_Directive:_
Word for word, copy all the data and drop the pictures.

···

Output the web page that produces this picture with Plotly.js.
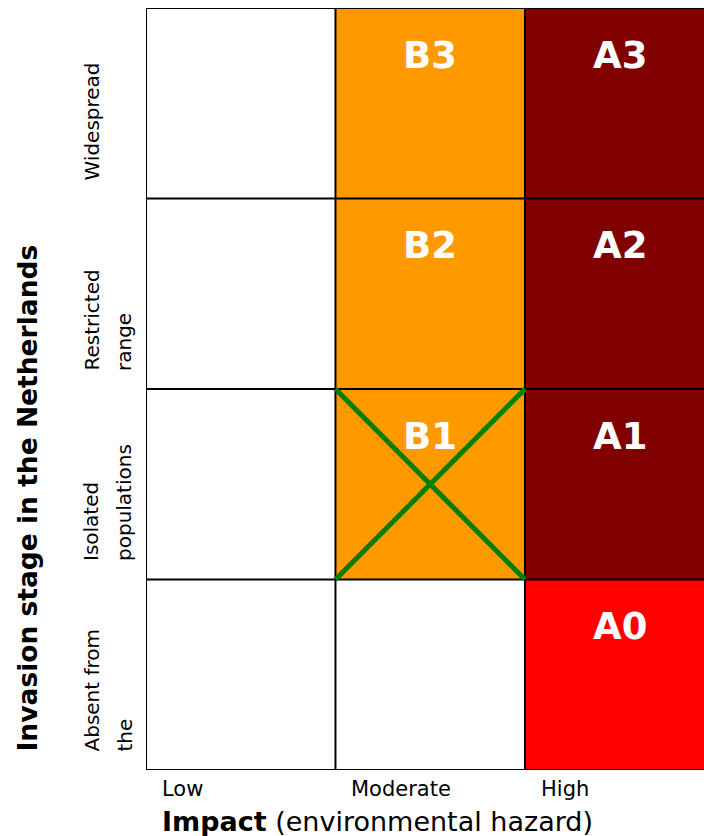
<!DOCTYPE html>
<html>
<head>
<meta charset="utf-8">
<script src="https://cdn.plot.ly/plotly-3.0.1.min.js"></script>
<style>html,body{margin:0;padding:0;background:#fff;}#chart{width:704px;height:836px;}</style>
</head>
<body>
<div id="chart"></div>
<script>
// Categories
const impactLevels = ['Low', 'Moderate', 'High'];
const stageLabels = [
  ['Absent from', 'the'],
  ['Isolated', 'populations'],
  ['Restricted', 'range'],
  ['Widespread']
];
// Category codes per cell (rows bottom->top, columns Low/Moderate/High)
// 0 = none, 1 = B (moderate), 2 = A (high, present), 3 = A0 (high, absent)
const cellCodes = [
  [0, 0, 3],
  [0, 1, 2],
  [0, 1, 2],
  [0, 1, 2]
];
const cellLabels = [
  ['', '', 'A0'],
  ['', 'B1', 'A1'],
  ['', 'B2', 'A2'],
  ['', 'B3', 'A3']
];
const codeColors = ['#ffffff', '#ff9900', '#800000', '#ff0000'];
// crossed-out cells [column index, row index]
const crossedCells = [[1, 1]];

const nCols = impactLevels.length, nRows = stageLabels.length;
const xCenters = impactLevels.map((_, i) => i + 0.5);
const yCenters = stageLabels.map((_, j) => j + 0.5);

const trace = {
  type: 'heatmap',
  x: xCenters, y: yCenters, z: cellCodes,
  zmin: 0, zmax: 3,
  colorscale: codeColors.map((c, i) => [i / (codeColors.length - 1), c]),
  showscale: false, hoverinfo: 'skip'
};

const FONT = 'DejaVu Sans, Verdana, sans-serif';
const shapes = [];
for (let i = 0; i <= nCols; i++) shapes.push({type: 'line', xref: 'x', yref: 'y', x0: i, x1: i, y0: 0, y1: nRows, line: {color: '#000', width: 2}, layer: 'above'});
for (let j = 0; j <= nRows; j++) shapes.push({type: 'line', xref: 'x', yref: 'y', x0: 0, x1: nCols, y0: j, y1: j, line: {color: '#000', width: 2}, layer: 'above'});
crossedCells.forEach(([c, r]) => {
  shapes.push({type: 'line', xref: 'x', yref: 'y', x0: c, x1: c + 1, y0: r + 1, y1: r, line: {color: '#008000', width: 5}, layer: 'above'});
  shapes.push({type: 'line', xref: 'x', yref: 'y', x0: c, x1: c + 1, y0: r, y1: r + 1, line: {color: '#008000', width: 5}, layer: 'above'});
});

const annotations = [];
cellLabels.forEach((row, j) => row.forEach((t, i) => {
  if (!t) return;
  annotations.push({xref: 'x', yref: 'y', x: i + 0.5, y: j + 1, yanchor: 'middle', xanchor: 'center', yshift: -47,
    text: '<b>' + t + '</b>', showarrow: false, font: {family: FONT, size: 37, color: '#ffffff'}});
}));
impactLevels.forEach((t, i) => annotations.push({xref: 'x', yref: 'paper', x: i, y: 0, xanchor: 'left', yanchor: 'middle',
  xshift: 14, yshift: -19, text: t, showarrow: false, font: {family: FONT, size: 21, color: '#000'}}));
annotations.push({xref: 'x', yref: 'paper', x: 0, y: 0, xanchor: 'left', yanchor: 'middle', xshift: 14, yshift: -51,
  text: '<b>Impact</b> (environmental hazard)', showarrow: false, font: {family: FONT, size: 27, color: '#000'}});
stageLabels.forEach((lines, j) => lines.forEach((t, k) => annotations.push({xref: 'paper', yref: 'y', x: 0, y: j,
  xanchor: 'center', yanchor: 'bottom', xshift: -55 + k * 33, yshift: 16, textangle: -90,
  text: t, showarrow: false, font: {family: FONT, size: 20, color: '#000'}})));
annotations.push({xref: 'paper', yref: 'y', x: 0, y: 0, xanchor: 'center', yanchor: 'bottom', xshift: -119, yshift: 16,
  textangle: -90, text: '<b>Invasion stage in the Netherlands</b>', showarrow: false, font: {family: FONT, size: 26.5, color: '#000'}});

const layout = {
  width: 704, height: 836,
  margin: {l: 146, r: 0, t: 8, b: 66},
  paper_bgcolor: '#fff', plot_bgcolor: '#fff',
  xaxis: {range: [0, 2.945], showgrid: false, zeroline: false, showticklabels: false, ticks: '', fixedrange: true},
  yaxis: {range: [0, nRows], showgrid: false, zeroline: false, showticklabels: false, ticks: '', fixedrange: true},
  shapes: shapes, annotations: annotations, showlegend: false
};
Plotly.newPlot('chart', [trace], layout, {displayModeBar: false, staticPlot: true});
</script>
</body>
</html>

···

_Full answer:_
Output the web page that produces this picture with Plotly.js.
<!DOCTYPE html>
<html>
<head>
<meta charset="utf-8">
<script src="https://cdn.plot.ly/plotly-3.0.1.min.js"></script>
<style>html,body{margin:0;padding:0;background:#fff;}#chart{width:704px;height:836px;}</style>
</head>
<body>
<div id="chart"></div>
<script>
// Categories
const impactLevels = ['Low', 'Moderate', 'High'];
const stageLabels = [
  ['Absent from', 'the'],
  ['Isolated', 'populations'],
  ['Restricted', 'range'],
  ['Widespread']
];
// Category codes per cell (rows bottom->top, columns Low/Moderate/High)
// 0 = none, 1 = B (moderate), 2 = A (high, present), 3 = A0 (high, absent)
const cellCodes = [
  [0, 0, 3],
  [0, 1, 2],
  [0, 1, 2],
  [0, 1, 2]
];
const cellLabels = [
  ['', '', 'A0'],
  ['', 'B1', 'A1'],
  ['', 'B2', 'A2'],
  ['', 'B3', 'A3']
];
const codeColors = ['#ffffff', '#ff9900', '#800000', '#ff0000'];
// crossed-out cells [column index, row index]
const crossedCells = [[1, 1]];

const nCols = impactLevels.length, nRows = stageLabels.length;
const xCenters = impactLevels.map((_, i) => i + 0.5);
const yCenters = stageLabels.map((_, j) => j + 0.5);

const trace = {
  type: 'heatmap',
  x: xCenters, y: yCenters, z: cellCodes,
  zmin: 0, zmax: 3,
  colorscale: codeColors.map((c, i) => [i / (codeColors.length - 1), c]),
  showscale: false, hoverinfo: 'skip'
};

const FONT = 'DejaVu Sans, Verdana, sans-serif';
const shapes = [];
for (let i = 0; i <= nCols; i++) shapes.push({type: 'line', xref: 'x', yref: 'y', x0: i, x1: i, y0: 0, y1: nRows, line: {color: '#000', width: 2}, layer: 'above'});
for (let j = 0; j <= nRows; j++) shapes.push({type: 'line', xref: 'x', yref: 'y', x0: 0, x1: nCols, y0: j, y1: j, line: {color: '#000', width: 2}, layer: 'above'});
crossedCells.forEach(([c, r]) => {
  shapes.push({type: 'line', xref: 'x', yref: 'y', x0: c, x1: c + 1, y0: r + 1, y1: r, line: {color: '#008000', width: 5}, layer: 'above'});
  shapes.push({type: 'line', xref: 'x', yref: 'y', x0: c, x1: c + 1, y0: r, y1: r + 1, line: {color: '#008000', width: 5}, layer: 'above'});
});

const annotations = [];
cellLabels.forEach((row, j) => row.forEach((t, i) => {
  if (!t) return;
  annotations.push({xref: 'x', yref: 'y', x: i + 0.5, y: j + 1, yanchor: 'middle', xanchor: 'center', yshift: -47,
    text: '<b>' + t + '</b>', showarrow: false, font: {family: FONT, size: 37, color: '#ffffff'}});
}));
impactLevels.forEach((t, i) => annotations.push({xref: 'x', yref: 'paper', x: i, y: 0, xanchor: 'left', yanchor: 'middle',
  xshift: 14, yshift: -19, text: t, showarrow: false, font: {family: FONT, size: 21, color: '#000'}}));
annotations.push({xref: 'x', yref: 'paper', x: 0, y: 0, xanchor: 'left', yanchor: 'middle', xshift: 14, yshift: -51,
  text: '<b>Impact</b> (environmental hazard)', showarrow: false, font: {family: FONT, size: 27, color: '#000'}});
stageLabels.forEach((lines, j) => lines.forEach((t, k) => annotations.push({xref: 'paper', yref: 'y', x: 0, y: j,
  xanchor: 'center', yanchor: 'bottom', xshift: -55 + k * 33, yshift: 16, textangle: -90,
  text: t, showarrow: false, font: {family: FONT, size: 20, color: '#000'}})));
annotations.push({xref: 'paper', yref: 'y', x: 0, y: 0, xanchor: 'center', yanchor: 'bottom', xshift: -119, yshift: 16,
  textangle: -90, text: '<b>Invasion stage in the Netherlands</b>', showarrow: false, font: {family: FONT, size: 26.5, color: '#000'}});

const layout = {
  width: 704, height: 836,
  margin: {l: 146, r: 0, t: 8, b: 66},
  paper_bgcolor: '#fff', plot_bgcolor: '#fff',
  xaxis: {range: [0, 2.945], showgrid: false, zeroline: false, showticklabels: false, ticks: '', fixedrange: true},
  yaxis: {range: [0, nRows], showgrid: false, zeroline: false, showticklabels: false, ticks: '', fixedrange: true},
  shapes: shapes, annotations: annotations, showlegend: false
};
Plotly.newPlot('chart', [trace], layout, {displayModeBar: false, staticPlot: true});
</script>
</body>
</html>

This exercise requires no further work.